▶ Your task:
Sort through the data and copy the lines holding the word "this".

----------------------------------------

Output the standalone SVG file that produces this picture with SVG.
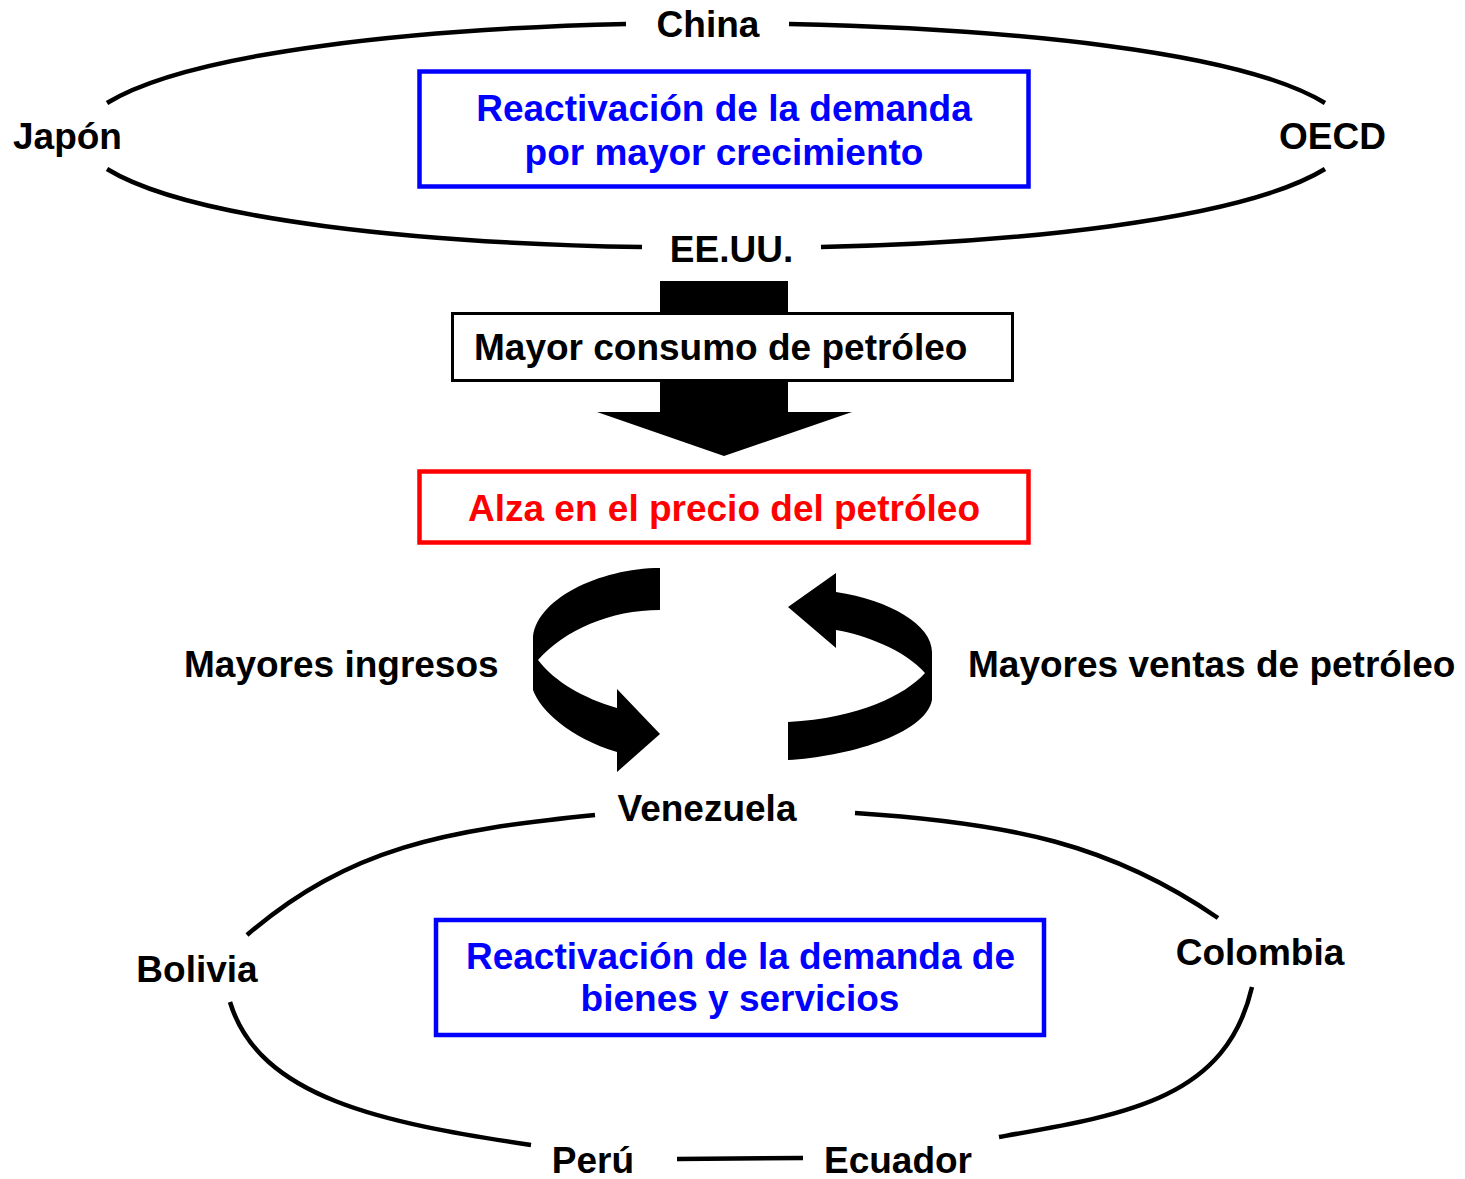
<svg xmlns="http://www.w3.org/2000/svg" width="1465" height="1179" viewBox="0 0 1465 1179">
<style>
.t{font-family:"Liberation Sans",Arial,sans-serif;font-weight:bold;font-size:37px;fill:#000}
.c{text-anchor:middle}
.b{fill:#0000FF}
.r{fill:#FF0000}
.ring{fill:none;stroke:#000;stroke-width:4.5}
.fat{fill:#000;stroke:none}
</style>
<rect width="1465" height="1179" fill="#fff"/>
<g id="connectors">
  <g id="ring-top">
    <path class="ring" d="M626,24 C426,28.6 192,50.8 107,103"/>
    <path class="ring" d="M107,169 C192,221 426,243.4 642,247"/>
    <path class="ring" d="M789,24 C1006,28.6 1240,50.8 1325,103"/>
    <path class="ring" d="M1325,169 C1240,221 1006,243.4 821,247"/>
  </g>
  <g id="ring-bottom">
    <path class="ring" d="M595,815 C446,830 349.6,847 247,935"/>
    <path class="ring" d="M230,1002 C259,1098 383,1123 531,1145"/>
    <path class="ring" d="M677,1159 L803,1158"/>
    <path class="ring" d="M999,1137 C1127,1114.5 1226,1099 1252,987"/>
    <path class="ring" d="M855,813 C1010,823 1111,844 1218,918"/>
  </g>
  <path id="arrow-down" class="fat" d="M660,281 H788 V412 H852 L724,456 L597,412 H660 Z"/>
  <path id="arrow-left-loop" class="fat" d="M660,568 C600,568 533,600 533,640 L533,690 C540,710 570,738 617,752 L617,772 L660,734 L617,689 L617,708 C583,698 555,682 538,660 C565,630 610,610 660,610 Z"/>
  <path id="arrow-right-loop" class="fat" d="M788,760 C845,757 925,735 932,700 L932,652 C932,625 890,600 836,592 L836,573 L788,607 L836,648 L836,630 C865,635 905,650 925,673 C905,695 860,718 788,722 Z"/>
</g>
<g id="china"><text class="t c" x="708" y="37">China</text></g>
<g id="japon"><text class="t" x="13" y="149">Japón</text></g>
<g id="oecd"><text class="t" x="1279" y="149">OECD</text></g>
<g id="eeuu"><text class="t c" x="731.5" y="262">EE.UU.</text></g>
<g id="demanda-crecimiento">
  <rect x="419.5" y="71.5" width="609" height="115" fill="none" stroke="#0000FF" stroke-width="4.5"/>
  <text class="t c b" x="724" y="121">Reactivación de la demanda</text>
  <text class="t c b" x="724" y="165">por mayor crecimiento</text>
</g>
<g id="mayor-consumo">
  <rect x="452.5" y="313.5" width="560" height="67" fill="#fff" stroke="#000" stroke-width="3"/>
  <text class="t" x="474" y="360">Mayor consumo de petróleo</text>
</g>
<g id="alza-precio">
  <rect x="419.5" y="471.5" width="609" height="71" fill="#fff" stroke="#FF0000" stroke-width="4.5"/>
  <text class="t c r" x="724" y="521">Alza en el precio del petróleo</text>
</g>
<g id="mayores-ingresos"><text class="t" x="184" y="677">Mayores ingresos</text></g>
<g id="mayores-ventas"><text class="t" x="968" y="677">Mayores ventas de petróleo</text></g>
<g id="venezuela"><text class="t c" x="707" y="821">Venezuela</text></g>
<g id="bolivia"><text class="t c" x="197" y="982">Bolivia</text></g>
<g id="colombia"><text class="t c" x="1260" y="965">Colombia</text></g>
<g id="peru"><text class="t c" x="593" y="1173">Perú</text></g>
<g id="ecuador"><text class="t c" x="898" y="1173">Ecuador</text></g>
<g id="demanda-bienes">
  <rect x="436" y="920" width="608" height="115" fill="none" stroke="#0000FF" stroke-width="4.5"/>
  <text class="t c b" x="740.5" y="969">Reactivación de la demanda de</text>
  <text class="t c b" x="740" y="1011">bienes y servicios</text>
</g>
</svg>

----------------------------------------

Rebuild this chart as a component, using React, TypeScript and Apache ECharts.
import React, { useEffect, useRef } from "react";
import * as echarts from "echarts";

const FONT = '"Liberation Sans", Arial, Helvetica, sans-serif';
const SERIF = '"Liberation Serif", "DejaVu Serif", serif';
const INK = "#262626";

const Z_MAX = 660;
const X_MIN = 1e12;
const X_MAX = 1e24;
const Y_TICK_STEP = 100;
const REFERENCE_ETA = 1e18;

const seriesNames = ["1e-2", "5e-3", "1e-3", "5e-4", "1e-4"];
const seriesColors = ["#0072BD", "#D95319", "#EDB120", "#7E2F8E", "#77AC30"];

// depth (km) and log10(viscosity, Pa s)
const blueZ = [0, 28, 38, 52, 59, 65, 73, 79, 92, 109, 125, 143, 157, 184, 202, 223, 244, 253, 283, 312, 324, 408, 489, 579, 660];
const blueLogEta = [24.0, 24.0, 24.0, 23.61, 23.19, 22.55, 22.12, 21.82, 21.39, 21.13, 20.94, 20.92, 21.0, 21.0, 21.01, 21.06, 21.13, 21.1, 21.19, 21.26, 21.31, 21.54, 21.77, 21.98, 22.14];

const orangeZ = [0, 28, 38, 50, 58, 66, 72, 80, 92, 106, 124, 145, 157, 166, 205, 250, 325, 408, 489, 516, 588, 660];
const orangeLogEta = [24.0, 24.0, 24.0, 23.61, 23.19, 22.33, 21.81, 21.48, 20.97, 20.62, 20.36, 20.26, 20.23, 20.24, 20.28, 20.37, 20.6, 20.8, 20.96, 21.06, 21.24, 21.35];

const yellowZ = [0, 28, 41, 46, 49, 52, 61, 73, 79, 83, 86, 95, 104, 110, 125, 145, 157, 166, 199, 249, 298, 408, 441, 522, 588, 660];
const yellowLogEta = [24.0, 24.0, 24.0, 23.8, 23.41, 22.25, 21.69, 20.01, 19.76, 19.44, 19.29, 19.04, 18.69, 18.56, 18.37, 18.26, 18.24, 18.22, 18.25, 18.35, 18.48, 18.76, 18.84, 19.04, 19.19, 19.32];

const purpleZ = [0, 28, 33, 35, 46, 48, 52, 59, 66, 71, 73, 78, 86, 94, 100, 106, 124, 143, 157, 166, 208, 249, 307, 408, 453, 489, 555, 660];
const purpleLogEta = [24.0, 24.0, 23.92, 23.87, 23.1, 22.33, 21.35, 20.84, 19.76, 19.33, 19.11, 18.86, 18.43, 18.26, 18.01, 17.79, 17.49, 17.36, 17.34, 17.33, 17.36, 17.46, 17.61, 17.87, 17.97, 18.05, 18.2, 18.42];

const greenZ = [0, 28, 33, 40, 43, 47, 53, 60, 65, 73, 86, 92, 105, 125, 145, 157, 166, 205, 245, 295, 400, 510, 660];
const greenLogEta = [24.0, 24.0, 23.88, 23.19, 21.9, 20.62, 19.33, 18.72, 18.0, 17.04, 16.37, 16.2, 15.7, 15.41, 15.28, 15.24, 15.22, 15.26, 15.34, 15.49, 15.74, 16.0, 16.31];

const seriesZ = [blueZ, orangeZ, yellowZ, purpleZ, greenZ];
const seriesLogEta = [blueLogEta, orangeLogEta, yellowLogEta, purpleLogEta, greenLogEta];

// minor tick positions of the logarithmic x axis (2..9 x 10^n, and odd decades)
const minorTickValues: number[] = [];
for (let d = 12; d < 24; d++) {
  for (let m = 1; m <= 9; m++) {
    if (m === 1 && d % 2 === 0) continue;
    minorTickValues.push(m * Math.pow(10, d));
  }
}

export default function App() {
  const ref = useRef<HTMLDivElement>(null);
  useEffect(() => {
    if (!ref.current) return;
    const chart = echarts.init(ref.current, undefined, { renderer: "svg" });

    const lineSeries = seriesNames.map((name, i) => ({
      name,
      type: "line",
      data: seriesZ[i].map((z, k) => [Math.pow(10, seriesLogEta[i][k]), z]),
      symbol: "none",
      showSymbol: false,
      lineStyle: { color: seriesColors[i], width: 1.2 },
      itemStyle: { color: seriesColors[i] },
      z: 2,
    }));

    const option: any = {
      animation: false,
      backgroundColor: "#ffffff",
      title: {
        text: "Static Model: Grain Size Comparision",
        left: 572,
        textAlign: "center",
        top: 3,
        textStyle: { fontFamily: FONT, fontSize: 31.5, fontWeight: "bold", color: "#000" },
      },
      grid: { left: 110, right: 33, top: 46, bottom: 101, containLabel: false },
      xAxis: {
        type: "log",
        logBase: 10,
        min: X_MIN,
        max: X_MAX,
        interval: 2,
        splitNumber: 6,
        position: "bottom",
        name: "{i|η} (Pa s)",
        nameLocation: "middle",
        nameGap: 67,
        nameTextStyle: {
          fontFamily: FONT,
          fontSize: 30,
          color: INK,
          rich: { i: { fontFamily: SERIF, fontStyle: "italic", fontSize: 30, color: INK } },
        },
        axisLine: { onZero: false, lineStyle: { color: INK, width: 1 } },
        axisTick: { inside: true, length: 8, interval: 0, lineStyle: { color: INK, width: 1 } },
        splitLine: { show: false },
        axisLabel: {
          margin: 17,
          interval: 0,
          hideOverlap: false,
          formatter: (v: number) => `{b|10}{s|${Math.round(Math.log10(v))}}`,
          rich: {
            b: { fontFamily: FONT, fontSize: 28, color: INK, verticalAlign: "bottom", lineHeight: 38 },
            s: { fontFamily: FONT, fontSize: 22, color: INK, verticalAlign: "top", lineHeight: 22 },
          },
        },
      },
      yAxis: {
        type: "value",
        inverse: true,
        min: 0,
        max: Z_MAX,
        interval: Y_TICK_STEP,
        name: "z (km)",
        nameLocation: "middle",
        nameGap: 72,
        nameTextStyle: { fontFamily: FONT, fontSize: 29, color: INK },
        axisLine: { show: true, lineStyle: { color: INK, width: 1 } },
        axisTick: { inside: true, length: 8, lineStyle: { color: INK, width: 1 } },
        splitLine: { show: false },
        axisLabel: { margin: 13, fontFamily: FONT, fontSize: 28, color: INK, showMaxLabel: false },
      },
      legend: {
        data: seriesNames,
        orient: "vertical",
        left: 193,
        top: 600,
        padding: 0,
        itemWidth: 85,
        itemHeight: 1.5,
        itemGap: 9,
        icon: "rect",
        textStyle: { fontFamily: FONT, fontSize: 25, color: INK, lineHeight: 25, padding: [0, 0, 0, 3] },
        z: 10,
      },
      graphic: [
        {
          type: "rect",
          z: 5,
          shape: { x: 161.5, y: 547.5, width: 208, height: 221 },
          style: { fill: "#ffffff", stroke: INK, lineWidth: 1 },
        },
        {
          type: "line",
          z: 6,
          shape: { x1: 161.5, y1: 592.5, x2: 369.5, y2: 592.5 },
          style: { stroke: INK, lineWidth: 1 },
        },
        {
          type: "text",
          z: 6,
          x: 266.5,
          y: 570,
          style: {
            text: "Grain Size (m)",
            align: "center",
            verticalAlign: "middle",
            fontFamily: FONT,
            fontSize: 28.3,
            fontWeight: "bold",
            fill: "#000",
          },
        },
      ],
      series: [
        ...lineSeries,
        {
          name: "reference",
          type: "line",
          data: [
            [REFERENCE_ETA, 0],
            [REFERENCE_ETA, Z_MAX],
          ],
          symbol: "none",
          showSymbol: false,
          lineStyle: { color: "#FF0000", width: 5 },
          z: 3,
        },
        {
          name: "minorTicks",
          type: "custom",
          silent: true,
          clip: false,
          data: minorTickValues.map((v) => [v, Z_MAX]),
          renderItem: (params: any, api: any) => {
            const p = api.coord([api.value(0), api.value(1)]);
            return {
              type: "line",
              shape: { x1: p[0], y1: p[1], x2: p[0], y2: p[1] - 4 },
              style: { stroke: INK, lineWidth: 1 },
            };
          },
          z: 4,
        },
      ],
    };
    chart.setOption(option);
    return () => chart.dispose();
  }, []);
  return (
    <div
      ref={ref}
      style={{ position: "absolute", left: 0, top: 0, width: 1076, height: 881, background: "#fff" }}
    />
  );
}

----------------------------------------

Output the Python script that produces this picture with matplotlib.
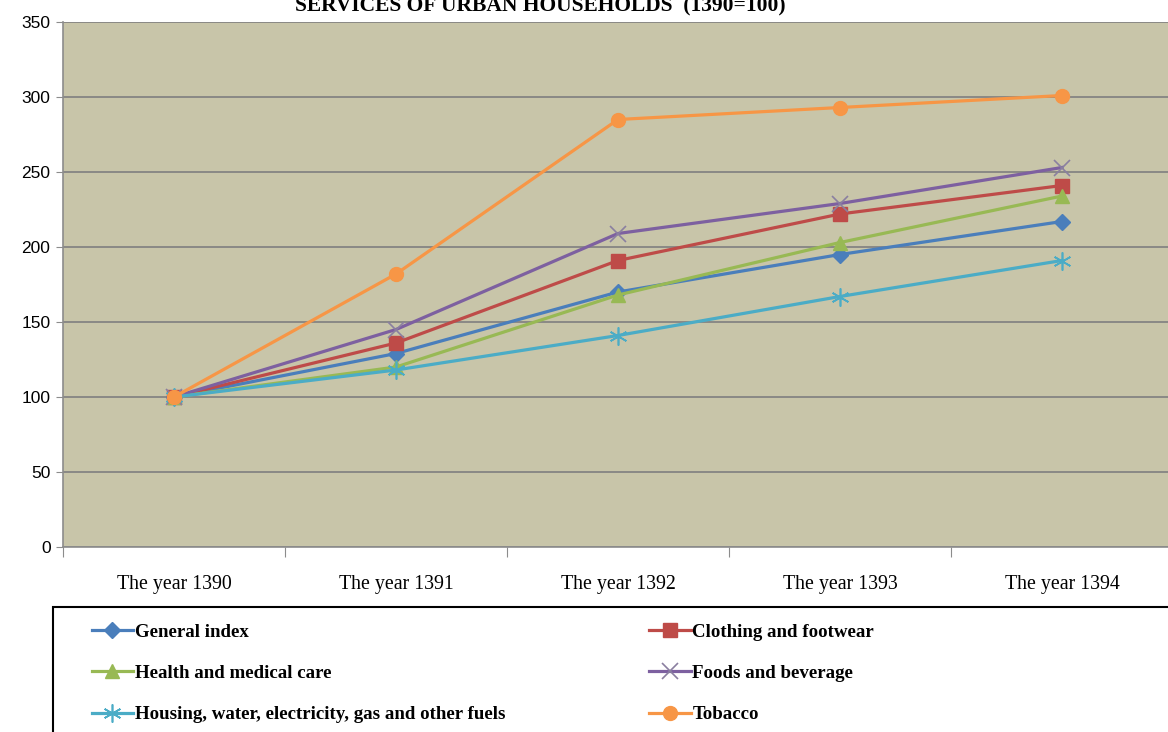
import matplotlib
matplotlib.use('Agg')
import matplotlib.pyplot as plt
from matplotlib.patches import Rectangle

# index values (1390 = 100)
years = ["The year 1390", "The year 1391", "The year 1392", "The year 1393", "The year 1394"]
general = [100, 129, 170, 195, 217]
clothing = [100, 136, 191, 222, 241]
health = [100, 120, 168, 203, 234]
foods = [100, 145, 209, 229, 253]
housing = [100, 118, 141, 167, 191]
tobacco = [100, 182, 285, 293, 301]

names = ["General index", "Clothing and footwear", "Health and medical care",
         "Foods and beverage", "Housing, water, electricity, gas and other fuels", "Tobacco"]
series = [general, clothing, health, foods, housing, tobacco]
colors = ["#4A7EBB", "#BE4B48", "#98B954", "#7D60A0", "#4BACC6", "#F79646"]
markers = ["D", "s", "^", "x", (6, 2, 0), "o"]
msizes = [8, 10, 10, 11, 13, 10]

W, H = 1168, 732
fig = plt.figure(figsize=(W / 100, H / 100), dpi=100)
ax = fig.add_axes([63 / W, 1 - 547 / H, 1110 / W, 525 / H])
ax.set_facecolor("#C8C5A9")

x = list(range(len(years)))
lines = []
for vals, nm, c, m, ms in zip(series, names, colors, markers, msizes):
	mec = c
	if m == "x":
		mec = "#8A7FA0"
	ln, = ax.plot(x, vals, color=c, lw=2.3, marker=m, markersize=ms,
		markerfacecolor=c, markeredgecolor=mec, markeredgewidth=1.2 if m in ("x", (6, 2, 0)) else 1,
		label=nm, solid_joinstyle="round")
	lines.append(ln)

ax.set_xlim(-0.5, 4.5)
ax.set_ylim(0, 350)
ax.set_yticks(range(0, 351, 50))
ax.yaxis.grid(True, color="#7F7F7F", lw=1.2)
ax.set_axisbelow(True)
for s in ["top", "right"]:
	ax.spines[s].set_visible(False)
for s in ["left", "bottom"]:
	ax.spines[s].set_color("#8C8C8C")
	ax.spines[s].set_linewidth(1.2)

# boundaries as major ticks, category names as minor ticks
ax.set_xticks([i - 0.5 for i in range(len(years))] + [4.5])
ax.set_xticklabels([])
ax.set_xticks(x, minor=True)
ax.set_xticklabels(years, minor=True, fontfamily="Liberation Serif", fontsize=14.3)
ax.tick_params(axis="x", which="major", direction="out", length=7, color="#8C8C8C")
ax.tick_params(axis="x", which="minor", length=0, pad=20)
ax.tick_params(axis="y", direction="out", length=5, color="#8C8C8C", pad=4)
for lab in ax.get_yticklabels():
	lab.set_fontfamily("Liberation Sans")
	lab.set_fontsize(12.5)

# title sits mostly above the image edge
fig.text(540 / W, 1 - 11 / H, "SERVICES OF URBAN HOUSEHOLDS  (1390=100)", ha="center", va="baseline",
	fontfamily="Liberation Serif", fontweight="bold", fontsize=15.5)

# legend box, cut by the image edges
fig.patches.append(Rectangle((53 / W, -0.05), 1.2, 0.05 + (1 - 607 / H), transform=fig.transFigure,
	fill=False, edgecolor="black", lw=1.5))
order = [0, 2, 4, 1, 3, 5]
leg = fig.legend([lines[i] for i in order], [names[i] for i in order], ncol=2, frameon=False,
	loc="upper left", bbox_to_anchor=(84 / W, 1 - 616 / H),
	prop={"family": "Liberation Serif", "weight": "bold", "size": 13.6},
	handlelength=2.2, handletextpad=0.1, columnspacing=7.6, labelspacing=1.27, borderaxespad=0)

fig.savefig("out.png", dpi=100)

----------------------------------------

▶ The completed task:
Output the standalone SVG file that produces this picture with SVG.
Rebuild this chart as a component, using React, TypeScript and Apache ECharts.
Output the Python script that produces this picture with matplotlib.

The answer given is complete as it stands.